**Given problem:**
Leave out every picture, and retype exactly the lines from the line with "Clone this chart in Altair." through the line with "import pandas as pd", both ends included.
** START Exercise data **
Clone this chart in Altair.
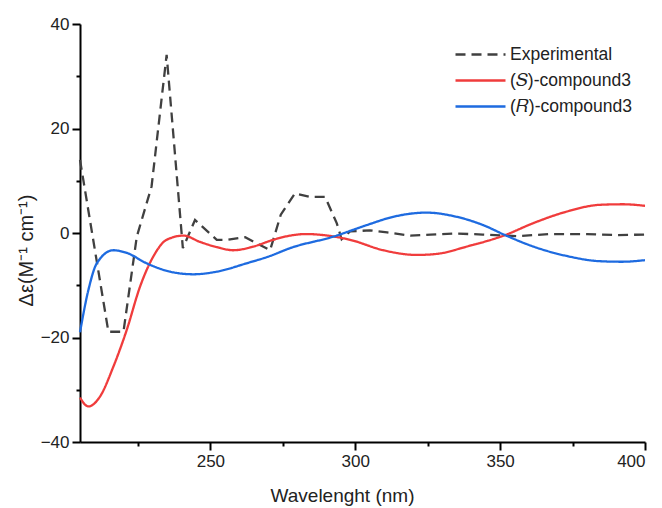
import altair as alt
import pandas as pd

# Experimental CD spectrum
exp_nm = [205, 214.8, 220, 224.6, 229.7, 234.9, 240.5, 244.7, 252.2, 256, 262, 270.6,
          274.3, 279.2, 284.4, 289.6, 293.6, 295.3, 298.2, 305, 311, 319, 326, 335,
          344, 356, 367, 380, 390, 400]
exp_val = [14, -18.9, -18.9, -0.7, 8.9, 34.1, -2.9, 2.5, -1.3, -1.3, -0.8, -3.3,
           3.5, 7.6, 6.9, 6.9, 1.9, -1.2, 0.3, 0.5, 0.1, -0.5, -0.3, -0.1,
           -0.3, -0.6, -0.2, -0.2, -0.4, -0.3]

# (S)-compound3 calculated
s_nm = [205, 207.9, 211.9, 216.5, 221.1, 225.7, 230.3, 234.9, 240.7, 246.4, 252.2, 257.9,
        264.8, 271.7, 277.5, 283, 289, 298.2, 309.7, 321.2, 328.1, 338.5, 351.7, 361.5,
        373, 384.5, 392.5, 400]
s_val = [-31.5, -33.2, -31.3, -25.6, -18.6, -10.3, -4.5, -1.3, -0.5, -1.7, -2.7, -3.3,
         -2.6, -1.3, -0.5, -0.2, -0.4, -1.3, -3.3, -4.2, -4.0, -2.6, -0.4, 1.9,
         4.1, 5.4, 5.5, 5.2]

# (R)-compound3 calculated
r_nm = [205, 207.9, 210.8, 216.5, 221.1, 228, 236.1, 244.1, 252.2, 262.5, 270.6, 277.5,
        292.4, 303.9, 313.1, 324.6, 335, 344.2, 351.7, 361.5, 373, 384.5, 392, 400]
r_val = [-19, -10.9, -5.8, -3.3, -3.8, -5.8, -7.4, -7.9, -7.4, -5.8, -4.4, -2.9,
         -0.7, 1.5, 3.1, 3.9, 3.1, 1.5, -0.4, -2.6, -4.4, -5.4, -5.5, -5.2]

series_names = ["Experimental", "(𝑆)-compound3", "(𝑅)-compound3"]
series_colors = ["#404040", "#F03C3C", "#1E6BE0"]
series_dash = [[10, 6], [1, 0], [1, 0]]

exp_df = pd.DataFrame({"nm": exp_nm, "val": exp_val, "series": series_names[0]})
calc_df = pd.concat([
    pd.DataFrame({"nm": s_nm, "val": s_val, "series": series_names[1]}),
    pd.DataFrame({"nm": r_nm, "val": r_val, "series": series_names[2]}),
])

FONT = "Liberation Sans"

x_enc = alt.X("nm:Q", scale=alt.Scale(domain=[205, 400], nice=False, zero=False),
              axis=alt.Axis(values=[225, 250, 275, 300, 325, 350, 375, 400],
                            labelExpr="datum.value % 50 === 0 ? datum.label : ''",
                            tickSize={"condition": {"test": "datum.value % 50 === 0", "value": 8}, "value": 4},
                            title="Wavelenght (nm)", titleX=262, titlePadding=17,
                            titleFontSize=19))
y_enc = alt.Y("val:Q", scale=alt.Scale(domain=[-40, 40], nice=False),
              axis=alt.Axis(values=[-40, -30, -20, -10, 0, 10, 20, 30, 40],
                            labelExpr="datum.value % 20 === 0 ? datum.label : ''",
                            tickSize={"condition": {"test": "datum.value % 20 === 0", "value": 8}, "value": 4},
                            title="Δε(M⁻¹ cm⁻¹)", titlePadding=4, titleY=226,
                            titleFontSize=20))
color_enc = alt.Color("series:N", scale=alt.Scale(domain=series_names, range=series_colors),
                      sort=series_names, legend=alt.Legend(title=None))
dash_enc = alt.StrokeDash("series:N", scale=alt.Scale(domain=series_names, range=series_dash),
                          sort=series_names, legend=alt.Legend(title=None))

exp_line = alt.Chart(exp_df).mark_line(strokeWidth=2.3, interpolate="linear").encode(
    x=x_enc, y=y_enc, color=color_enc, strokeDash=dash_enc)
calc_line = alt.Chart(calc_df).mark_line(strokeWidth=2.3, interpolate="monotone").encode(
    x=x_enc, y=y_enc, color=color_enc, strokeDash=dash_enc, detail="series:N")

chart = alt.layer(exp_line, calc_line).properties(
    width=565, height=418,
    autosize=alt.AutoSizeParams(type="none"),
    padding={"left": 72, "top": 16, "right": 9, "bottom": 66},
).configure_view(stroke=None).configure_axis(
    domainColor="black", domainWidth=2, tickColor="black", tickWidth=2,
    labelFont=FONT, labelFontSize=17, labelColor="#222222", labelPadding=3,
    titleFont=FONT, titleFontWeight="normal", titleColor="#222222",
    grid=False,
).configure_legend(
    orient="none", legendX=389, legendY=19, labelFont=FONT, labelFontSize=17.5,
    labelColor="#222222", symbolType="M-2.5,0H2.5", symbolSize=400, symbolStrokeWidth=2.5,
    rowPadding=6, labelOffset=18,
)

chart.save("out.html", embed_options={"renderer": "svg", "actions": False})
** END Exercise data **
** START Exercise data **
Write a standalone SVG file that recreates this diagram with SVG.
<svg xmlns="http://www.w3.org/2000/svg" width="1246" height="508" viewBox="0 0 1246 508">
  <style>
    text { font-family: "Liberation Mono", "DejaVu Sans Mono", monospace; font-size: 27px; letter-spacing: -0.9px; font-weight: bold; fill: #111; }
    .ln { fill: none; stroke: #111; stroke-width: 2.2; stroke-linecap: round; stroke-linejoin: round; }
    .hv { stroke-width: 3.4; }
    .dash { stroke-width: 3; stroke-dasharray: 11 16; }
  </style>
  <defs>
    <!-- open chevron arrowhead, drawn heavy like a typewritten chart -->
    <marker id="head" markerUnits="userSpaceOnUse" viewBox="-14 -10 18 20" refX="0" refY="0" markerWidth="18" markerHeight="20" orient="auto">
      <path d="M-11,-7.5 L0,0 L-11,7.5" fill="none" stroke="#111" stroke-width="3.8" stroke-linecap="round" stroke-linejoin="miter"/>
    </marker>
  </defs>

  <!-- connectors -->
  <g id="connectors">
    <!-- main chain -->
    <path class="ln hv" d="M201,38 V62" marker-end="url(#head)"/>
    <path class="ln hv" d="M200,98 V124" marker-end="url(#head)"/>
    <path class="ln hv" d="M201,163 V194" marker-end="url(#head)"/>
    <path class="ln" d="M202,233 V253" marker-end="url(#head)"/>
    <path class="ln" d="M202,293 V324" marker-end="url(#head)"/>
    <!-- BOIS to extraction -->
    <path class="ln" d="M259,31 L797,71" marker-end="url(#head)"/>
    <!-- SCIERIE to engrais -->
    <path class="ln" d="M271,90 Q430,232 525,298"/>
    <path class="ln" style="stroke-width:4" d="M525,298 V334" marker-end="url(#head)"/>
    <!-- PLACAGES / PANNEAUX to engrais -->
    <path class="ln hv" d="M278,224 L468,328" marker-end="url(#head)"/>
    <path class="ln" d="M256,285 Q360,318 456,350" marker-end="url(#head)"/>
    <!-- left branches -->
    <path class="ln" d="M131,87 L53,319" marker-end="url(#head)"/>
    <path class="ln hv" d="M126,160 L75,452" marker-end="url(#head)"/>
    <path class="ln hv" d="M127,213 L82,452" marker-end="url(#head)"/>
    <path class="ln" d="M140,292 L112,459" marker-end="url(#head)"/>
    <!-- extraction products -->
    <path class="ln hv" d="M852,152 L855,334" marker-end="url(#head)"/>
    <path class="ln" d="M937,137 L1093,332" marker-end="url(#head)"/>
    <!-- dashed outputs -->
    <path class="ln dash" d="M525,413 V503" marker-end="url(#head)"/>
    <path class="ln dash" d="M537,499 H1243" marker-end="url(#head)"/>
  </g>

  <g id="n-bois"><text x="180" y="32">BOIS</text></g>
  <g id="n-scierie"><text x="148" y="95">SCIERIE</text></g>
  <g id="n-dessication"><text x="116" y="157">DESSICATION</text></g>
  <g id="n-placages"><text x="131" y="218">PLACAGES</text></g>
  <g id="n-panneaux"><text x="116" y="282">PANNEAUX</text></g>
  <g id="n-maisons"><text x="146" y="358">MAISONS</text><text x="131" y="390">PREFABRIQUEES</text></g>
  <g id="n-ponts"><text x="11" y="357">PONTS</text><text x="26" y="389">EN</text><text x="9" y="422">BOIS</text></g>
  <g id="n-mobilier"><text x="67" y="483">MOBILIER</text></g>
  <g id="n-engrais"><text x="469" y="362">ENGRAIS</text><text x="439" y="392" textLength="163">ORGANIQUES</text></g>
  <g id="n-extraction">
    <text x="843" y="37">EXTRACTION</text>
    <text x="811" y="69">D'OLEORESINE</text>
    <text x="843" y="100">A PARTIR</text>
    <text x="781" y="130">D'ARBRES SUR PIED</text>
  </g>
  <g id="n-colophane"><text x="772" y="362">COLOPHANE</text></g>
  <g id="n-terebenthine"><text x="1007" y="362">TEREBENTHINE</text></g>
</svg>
** END Exercise data **
**Solution for this exercise:**
Clone this chart in Altair.
import altair as alt
import pandas as pd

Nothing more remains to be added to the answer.